Some of the societies in Eastern North America were, at times, highly organized societies usually referred to as chiefdoms, while other less hierarchically organized groups were tribal in nature. While chiefdoms may have been capable of producing larger or stronger fortifications, the archaeological remains of walls, ditches or embankments around settlements exist in both types of societies.
The researchers also looked at skeletal indications of conflict including embedded arrowheads, evidence of damage by stone axes or mutilation including scalping.
Over an area that includes the East Coast and Midwestern United States, the researchers found that conflict occurred from the 11th century onward when population pressure and environmental factors due to climate change converged. Warfare then ebbed and flowed over time, eventually causing movement of nearly everyone out of the midcontinent by the 16th century. The chiefdom societies disappeared and the population decreased dramatically.
“By late prehistory in the 1500s, the whole Midwest is depopulated down to Tennessee and Kentucky,” said Milner. “Bordering this area on the east and south a band of conflict-prone societies formed. ”

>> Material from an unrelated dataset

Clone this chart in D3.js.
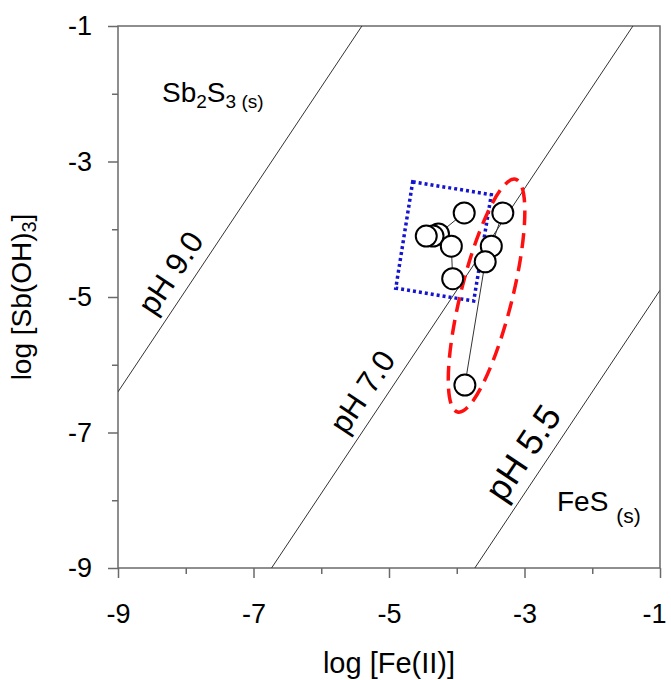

These are the groups first encountered by European settlers and the ones eventually pushed into the central depopulated area during colonial times.
“There are a handful of agreed upon depopulations in North America,” said Milner. “But people didn’t realize how frequently these have occurred because of the smaller geographical scales examined.”
Besides the obvious signs of warfare – fortifications and skeletal damage – this crescent of conflict societies also contains large numbers of smoking pipes usually found in the area of Wisconsin. Because these pipes were used to cement relationships between groups, they are another indication that even with decreased population, the various societies continued to fight.
“The groups had a hard time quelling the conflict, even when there was no population or resource pressure,” said Milner. “Episodes of retribution went back and forth with an apparent inability of groups to pull out of the cycles of warfare.”